Experts believe that the BJP won the Adoni Assembly seat organically, a pocket where Hindutva organisations were gaining gradual ascendance. However, two BJP victories in the State can be ascribed to its arm-twisting of leaders from other parties. In 2018, TDP’s Rajya Sabha member C.M. Ramesh faced an income tax probe. In 2019, Ramesh defected to the BJP with a few others. Ramesh won from the Anakapalle Lok Sabha constituency this time. Similarly, Sujana Chowdary, who won from the Vijayawada (West) Assembly seat, was formerly a TDP Rajya Sabha member. He joined the BJP in 2019 following enforcement directorate investigations.

Nallamilli Ramakrishna Reddy was a TDP leader till April 20. A day later, Reddy joined the BJP and became its Anaparthy candidate. He won the seat.

In 2014, when the BJP allied with the TDP, its vote share was 7.18 per cent (2 seats) in the Lok Sabha. It came down to 0.96 per cent in 2019 when the party contested alone. In 2024, the party won three seats and polled 11.28 per cent votes.

Also Read | BJP tones down its anti-minority rhetoric for alliance gains in Andhra Pradesh

Several analysts doubt whether the BJP’s communal rhetoric worked in Andhra Pradesh. The tacit understanding was to ensure that Muslim votes did not impact the alliance’s prospects in 15-20 seats. But as Frontline noted in the run-up to the electionsanti-incumbency, individual candidate performance, welfare measures, and manifestos contributed to voter choices rather than the TDP’s partnership with the BJP. Even as TDP’s vote share among Muslims diminished compared with the 2019 election (Lokniti-CSDS data), its MLAs won most of the 15-20 seats in Muslim-dominated areas; all three Muslim MLAs who won in 2024 are from the TDP.

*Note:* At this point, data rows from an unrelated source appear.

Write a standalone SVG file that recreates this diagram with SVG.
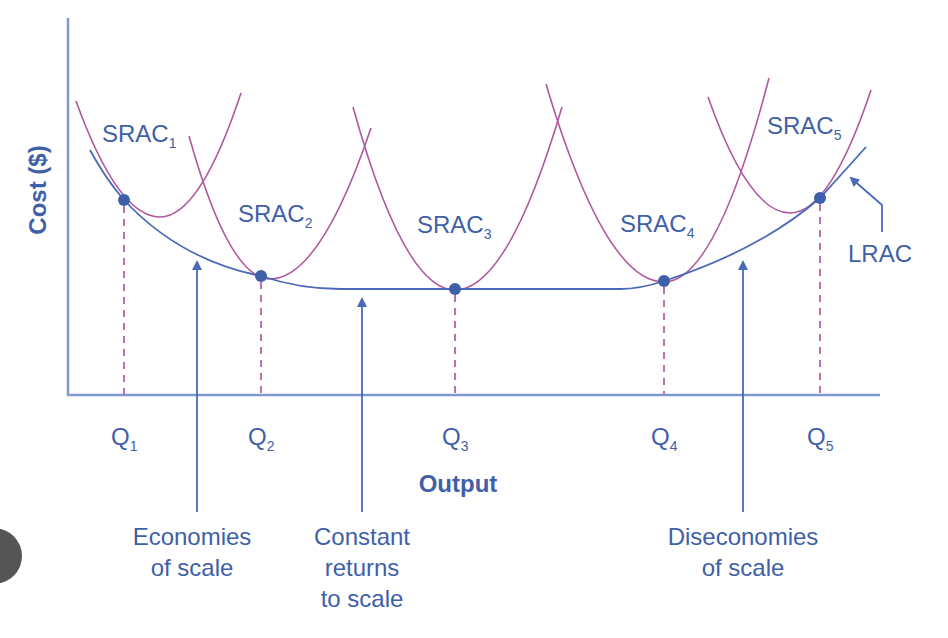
<svg xmlns="http://www.w3.org/2000/svg" width="948" height="638" viewBox="0 0 948 638">
<style>
.ax{stroke:#7f98d0;stroke-width:2.5;fill:none}
.sr{stroke:#b0579e;stroke-width:1.6;fill:none}
.lr{stroke:#4a6ab8;stroke-width:1.8;fill:none}
.dash{stroke:#c070b0;stroke-width:2;stroke-dasharray:7,6}
.arr{stroke:#4a6ab8;stroke-width:1.8;fill:none}
text{font-family:"Liberation Sans",Arial,sans-serif;fill:#3f5fa8;font-size:24px}
.b{font-weight:bold}
.s{font-size:14px}
.c{text-anchor:middle}
</style>
<defs>
<marker id="ah" markerWidth="10" markerHeight="10" refX="8" refY="5" orient="auto" markerUnits="userSpaceOnUse"><path d="M0,0 L10,5 L0,10 Z" fill="#4a6ab8"/></marker>
</defs>
<rect width="948" height="638" fill="#fff"/>
<circle cx="-6" cy="556" r="28" fill="#555"/>
<g id="axes">
<path class="ax" d="M68,18 V395 H880"/>
</g>
<g id="connectors">
<line class="dash" x1="124" y1="206" x2="124" y2="395"/>
<line class="dash" x1="261" y1="282" x2="261" y2="395"/>
<line class="dash" x1="455" y1="295" x2="455" y2="395"/>
<line class="dash" x1="664" y1="287" x2="664" y2="395"/>
<line class="dash" x1="820" y1="204" x2="820" y2="395"/>
<line class="arr" x1="197" y1="512" x2="197" y2="262" marker-end="url(#ah)"/>
<line class="arr" x1="362" y1="512" x2="362" y2="299" marker-end="url(#ah)"/>
<line class="arr" x1="743" y1="512" x2="743" y2="262" marker-end="url(#ah)"/>
<path class="arr" d="M882,232 V205 L851,178" marker-end="url(#ah)"/>
</g>
<g id="srac1"><path class="sr" d="M76,101 Q118,217 160,217 Q200,217 241,93"/><text x="102" y="142">SRAC<tspan class="s" dy="6">1</tspan></text></g>
<g id="srac2"><path class="sr" d="M189,136 Q229,279 270,279 Q320,279 371,128"/><text x="238" y="222">SRAC<tspan class="s" dy="6">2</tspan></text></g>
<g id="srac3"><path class="sr" d="M353,107 Q404,290 455,290 Q508,290 562,107"/><text x="417" y="233">SRAC<tspan class="s" dy="6">3</tspan></text></g>
<g id="srac4"><path class="sr" d="M546,84 Q605,282 664,282 Q716,282 769,78"/><text x="620" y="232">SRAC<tspan class="s" dy="6">4</tspan></text></g>
<g id="srac5"><path class="sr" d="M708,97 Q749,213 790,213 Q830,213 871,90"/><text x="767" y="134">SRAC<tspan class="s" dy="6">5</tspan></text></g>
<g id="lrac">
<path class="lr" d="M90,150 Q105,178 124,200 Q180,260 261,276 Q300,289 340,289 L620,289 Q640,289 664,281 Q760,250 820,198 L866,147"/>
<text x="848" y="262">LRAC</text>
</g>
<g id="points" fill="#3f5fa8">
<circle cx="124" cy="200" r="6"/><circle cx="261" cy="276" r="6"/><circle cx="455" cy="289" r="6"/><circle cx="664" cy="281" r="6"/><circle cx="820" cy="198" r="6"/>
</g>
<g id="qlabels">
<text x="111" y="445">Q<tspan class="s" dy="6">1</tspan></text>
<text x="248" y="445">Q<tspan class="s" dy="6">2</tspan></text>
<text x="442" y="445">Q<tspan class="s" dy="6">3</tspan></text>
<text x="651" y="445">Q<tspan class="s" dy="6">4</tspan></text>
<text x="807" y="445">Q<tspan class="s" dy="6">5</tspan></text>
</g>
<text class="b c" x="458" y="492">Output</text>
<text class="b c" transform="translate(46,190) rotate(-90)">Cost ($)</text>
<g id="econ"><text class="c" x="192" y="545">Economies</text><text class="c" x="192" y="576">of scale</text></g>
<g id="const"><text class="c" x="362" y="545">Constant</text><text class="c" x="362" y="576">returns</text><text class="c" x="362" y="607">to scale</text></g>
<g id="dis"><text class="c" x="743" y="545">Diseconomies</text><text class="c" x="743" y="576">of scale</text></g>
</svg>
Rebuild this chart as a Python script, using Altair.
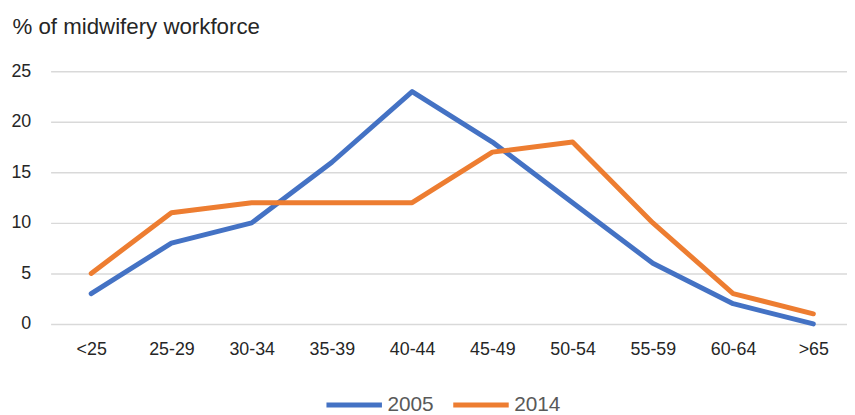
import altair as alt
import pandas as pd

age_groups = ["<25", "25-29", "30-34", "35-39", "40-44", "45-49", "50-54", "55-59", "60-64", ">65"]
series_2005 = [3, 8, 10, 16, 23, 18, 12, 6, 2, 0]
series_2014 = [5, 11, 12, 12, 12, 17, 18, 10, 3, 1]
series_names = ["2005", "2014"]
colors = ["#4472C4", "#ED7D31"]

rows = []
for name, vals in zip(series_names, [series_2005, series_2014]):
    for g, v in zip(age_groups, vals):
        rows.append({"age": g, "pct": v, "year": name})
df = pd.DataFrame(rows)

FONT = "Liberation Sans"

chart = alt.Chart(df).mark_line(strokeWidth=5, strokeCap="round", strokeJoin="round").encode(
    x=alt.X("age:N", sort=age_groups,
            scale=alt.Scale(type="point", range=[0, 811], padding=0.506),
            axis=alt.Axis(title=None, labelAngle=0, domain=False, ticks=False, grid=False,
                          labelPadding=17, labelFontSize=18, labelColor="#262626", labelFont=FONT)),
    y=alt.Y("pct:Q", scale=alt.Scale(domain=[0, 25], nice=False),
            axis=alt.Axis(values=[0, 5, 10, 15, 20, 25], title="% of midwifery workforce",
                          titleAngle=0, titleAlign="left", titleBaseline="alphabetic",
                          titleX=-39, titleY=-38, titleFontSize=22.5, titleFontWeight="normal",
                          titleColor="#262626", titleFont=FONT,
                          domain=False, ticks=False, labelPadding=20, labelFontSize=18,
                          labelColor="#262626", labelFont=FONT,
                          gridColor="#D9D9D9", gridWidth=1.5)),
    color=alt.Color("year:N", scale=alt.Scale(domain=series_names, range=colors),
                    legend=alt.Legend(title=None, orient="none", legendX=276, legendY=306,
                                      direction="horizontal", symbolType="stroke",
                                      symbolSize=3136, symbolStrokeWidth=5,
                                      labelFontSize=21, labelColor="#595959", labelFont=FONT,
                                      columnPadding=9, labelOffset=3, padding=0)),
).properties(
    width=800, height=255,
    autosize=alt.AutoSizeParams(type="none"),
    padding={"left": 43, "top": 62, "right": 4, "bottom": 89},
).configure_view(stroke=None)

chart.save("out.html", embed_options={"renderer": "svg", "actions": False})
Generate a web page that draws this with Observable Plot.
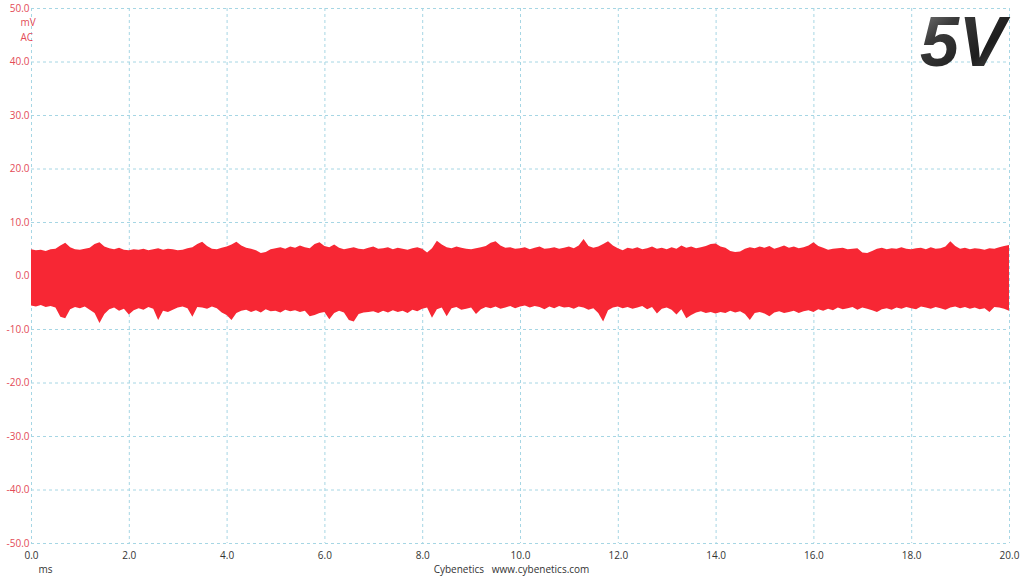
<!DOCTYPE html>
<html>
<head>
<meta charset="utf-8">
<script src="https://cdn.jsdelivr.net/npm/d3@7"></script>
<script src="https://cdn.jsdelivr.net/npm/@observablehq/plot@0.6"></script>
<style>
  html, body { margin: 0; padding: 0; background: #ffffff; }
  #chart svg { display: block; }
</style>
</head>
<body>
<div id="chart"></div>
<script>
// Time axis step (ms) between envelope samples
const timeStep = 0.1;
// Upper envelope of the ripple (mV), t = 0.0 .. 20.0 ms
const upperMv = [
  4.9, 4.7, 4.8, 4.6, 4.9, 5.0, 5.6, 6.1, 5.3, 4.9,
  4.8, 5.0, 5.2, 5.9, 6.2, 5.4, 5.1, 4.9, 5.2, 4.8,
  4.7, 4.9, 4.8, 5.0, 4.7, 4.9, 5.1, 4.8, 5.0, 4.9,
  4.7, 4.8, 5.1, 5.3, 5.9, 6.3, 5.5, 5.0, 4.9, 5.2,
  5.4, 5.8, 6.3, 5.6, 5.2, 5.0, 4.7, 4.2, 4.4, 4.9,
  5.1, 5.3, 5.0, 5.4, 5.2, 5.6, 5.3, 5.1, 5.9, 6.2,
  5.5, 5.3, 5.8, 5.2, 4.9, 5.1, 5.3, 5.0, 4.9, 5.2,
  5.4, 5.0, 5.1, 5.3, 4.9, 5.2, 5.0, 4.8, 5.1, 5.3,
  5.0, 4.3, 5.1, 6.5, 5.8, 5.3, 5.1, 5.4, 5.2, 5.0,
  4.9, 5.1, 5.3, 5.5, 6.1, 6.4, 5.6, 5.2, 5.3, 5.0,
  5.1, 5.3, 4.9, 5.2, 5.4, 5.0, 5.1, 5.3, 5.0, 5.2,
  5.4, 5.1, 5.6, 6.8, 5.5, 5.2, 5.4, 5.9, 6.4, 5.6,
  5.1, 4.7, 5.2, 5.0, 5.3, 4.9, 5.1, 5.4, 5.0, 5.2,
  4.9, 5.3, 5.0, 5.6, 5.2, 5.4, 5.1, 5.3, 5.5, 5.9,
  6.0, 5.4, 5.2, 4.6, 4.4, 4.5, 5.0, 5.3, 5.1, 5.4,
  5.2, 5.5, 5.0, 5.3, 5.6, 5.2, 5.4, 5.1, 5.3, 5.6,
  6.2, 5.5, 5.2, 4.8, 5.0, 5.1, 5.2, 4.9, 5.0, 5.1,
  4.3, 4.2, 4.6, 5.0, 5.2, 4.9, 5.1, 5.0, 5.3, 5.0,
  4.9, 5.1, 5.2, 4.9, 5.3, 5.0, 5.1, 5.4, 6.4, 5.5,
  5.0, 5.2, 4.9, 5.1, 5.0, 4.8, 5.1, 5.0, 5.3, 5.5,
  5.7
];
// Lower envelope of the ripple (mV), t = 0.0 .. 20.0 ms
const lowerMv = [
  -5.6, -5.8, -5.5, -5.9, -5.7, -6.0, -7.7, -8.0, -6.3, -5.9,
  -6.1, -5.8, -6.4, -7.0, -8.9, -7.2, -6.3, -6.0, -6.6, -6.2,
  -7.3, -6.5, -6.1, -6.4, -5.9, -6.2, -8.3, -6.6, -6.8, -6.4,
  -6.0, -5.8, -6.1, -7.7, -5.9, -6.0, -6.2, -5.8, -6.1, -6.9,
  -7.4, -8.3, -7.0, -6.6, -6.4, -6.8, -6.5, -6.9, -6.3, -6.7,
  -6.6, -6.9, -6.4, -6.7, -6.5, -6.8, -6.6, -7.6, -7.4, -7.0,
  -6.8, -8.2, -7.0, -6.6, -6.9, -8.3, -8.6, -7.2, -6.9, -6.8,
  -6.7, -7.0, -6.6, -6.9, -6.5, -6.8, -6.6, -7.0, -6.4, -6.7,
  -6.2, -6.0, -7.9, -6.3, -6.0, -7.6, -6.1, -5.9, -6.4, -6.2,
  -6.0, -7.2, -6.3, -5.9, -6.1, -5.8, -6.2, -6.0, -5.7, -6.1,
  -5.8, -5.6, -6.0, -5.7, -5.9, -6.3, -5.8, -6.1, -5.7, -6.0,
  -5.9, -6.2, -5.8, -6.0, -6.4, -6.1, -7.0, -8.6, -6.5, -6.0,
  -5.8, -6.1, -5.9, -6.2, -6.0, -5.7, -6.3, -5.9, -7.1, -6.2,
  -6.0, -6.4, -7.3, -6.3, -8.0, -7.4, -6.9, -6.7, -7.0, -6.8,
  -7.1, -6.8, -7.0, -6.6, -6.9, -6.7, -7.2, -8.3, -7.0, -6.8,
  -7.1, -7.6, -6.9, -6.7, -7.0, -6.8, -6.6, -7.0, -6.7, -6.5,
  -6.8, -6.3, -6.6, -6.2, -6.5, -6.0, -6.3, -6.1, -5.9, -6.4,
  -6.0, -6.2, -6.5, -6.8, -6.3, -6.1, -6.4, -6.0, -6.2, -5.9,
  -6.1, -6.3, -5.8, -6.0, -6.2, -5.9, -6.1, -6.4, -6.0, -5.8,
  -6.1, -5.9, -6.2, -6.0, -6.3, -6.1, -6.8, -5.9, -6.0, -6.2,
  -6.6
];
// Tick values
const xTicks = [0, 2, 4, 6, 8, 10, 12, 14, 16, 18, 20];
const yTicks = [-50, -40, -30, -20, -10, 0, 10, 20, 30, 40, 50];
// Text
const railLabel = "5V";
const yUnitLabels = ["mV", "AC"];
const xUnitLabel = "ms";
const caption = "Cybenetics   www.cybenetics.com";

const rows = upperMv.map((u, i) => ({ t: +(i * timeStep).toFixed(1), hi: u, lo: lowerMv[i] }));

const RED = "#f72734";
const LABEL_RED = "#e34b57";
const GRID = "#a6d6e4";
const FONT = "'Open Sans', 'Noto Sans', sans-serif";

const chart = Plot.plot({
  width: 1024,
  height: 576,
  marginLeft: 31,
  marginRight: 15,
  marginTop: 8,
  marginBottom: 33,
  style: { background: "#ffffff", fontFamily: FONT, fontSize: "10px" },
  x: { domain: [0, 20], ticks: xTicks },
  y: { domain: [-50, 50], ticks: yTicks },
  marks: [
    Plot.gridX(xTicks, { stroke: GRID, strokeOpacity: 1, strokeDasharray: "3,3", strokeWidth: 1 }),
    Plot.gridY(yTicks, { stroke: GRID, strokeOpacity: 1, strokeDasharray: "3,3", strokeWidth: 1 }),
    Plot.areaY(rows, { x: "t", y1: "lo", y2: "hi", fill: RED, curve: "linear" }),
    Plot.axisY(yTicks, { tickSize: 0, tickPadding: 2, tickFormat: d => d.toFixed(1), fill: LABEL_RED, label: null, fontSize: 10 }),
    Plot.axisX(xTicks, { tickSize: 0, tickPadding: 8, tickFormat: d => d.toFixed(1), fill: "#333333", label: null, fontSize: 10 }),
    Plot.text([yUnitLabels[0]], { text: d => d, frameAnchor: "top-left", dx: -11, dy: 14, fill: LABEL_RED, fontSize: 10, lineAnchor: "middle" }),
    Plot.text([yUnitLabels[1]], { text: d => d, frameAnchor: "top-left", dx: -11, dy: 29, fill: LABEL_RED, fontSize: 10, lineAnchor: "middle" }),
    Plot.text([xUnitLabel], { text: d => d, frameAnchor: "bottom-left", dx: 7, dy: 26, fill: "#333333", fontSize: 10, lineAnchor: "middle" }),
    Plot.text([caption], { text: d => d, frameAnchor: "bottom", dx: -9, dy: 26, fill: "#333333", fontSize: 10, lineAnchor: "middle" }),
    Plot.text([railLabel], { text: d => d, frameAnchor: "top-right", dx: -4, dy: 57, textAnchor: "end", lineAnchor: "bottom",
      fill: "url(#g5v)", fontSize: 70, fontWeight: "bold", fontStyle: "italic", fontFamily: "'Liberation Sans', Arial, sans-serif" })
  ]
});

const ns = "http://www.w3.org/2000/svg";
const svg = chart.tagName.toLowerCase() === "svg" ? chart : chart.querySelector("svg");
const defs = document.createElementNS(ns, "defs");
const grad = document.createElementNS(ns, "linearGradient");
grad.setAttribute("id", "g5v");
grad.setAttribute("x1", "0"); grad.setAttribute("y1", "0");
grad.setAttribute("x2", "1"); grad.setAttribute("y2", "1");
[["0", "#8a8a8a"], ["0.3", "#3a3a3a"], ["0.65", "#1e1e1e"], ["1", "#606060"]].forEach(([o, c]) => {
  const s = document.createElementNS(ns, "stop");
  s.setAttribute("offset", o); s.setAttribute("stop-color", c);
  grad.appendChild(s);
});
defs.appendChild(grad);
svg.insertBefore(defs, svg.firstChild);

document.getElementById("chart").appendChild(chart);
</script>
</body>
</html>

An immediate relief for the people is that the TDP-JSP-BJP win ends the dilemma over the capital city, as Amaravati will now be the sole capital of Andhra Pradesh. Hyderabad ceased to be the joint capital on June 2, 2024, as per the Reorganisation Act agreement.

Naidu has promised a changed outlook to governance. A shortcoming of his governance model was his excessive reliance on bureaucrats, which earned him the moniker “CEO”. When he came to power in 2014 in the then recently bifurcated Andhra Pradesh, Naidu promised to usher in political governance and bring about the accountability that leaders owe to the people. It did not take off. In 2024, speaking to his party leaders after the results, Naidu once again expressed his commitment to the political governance model.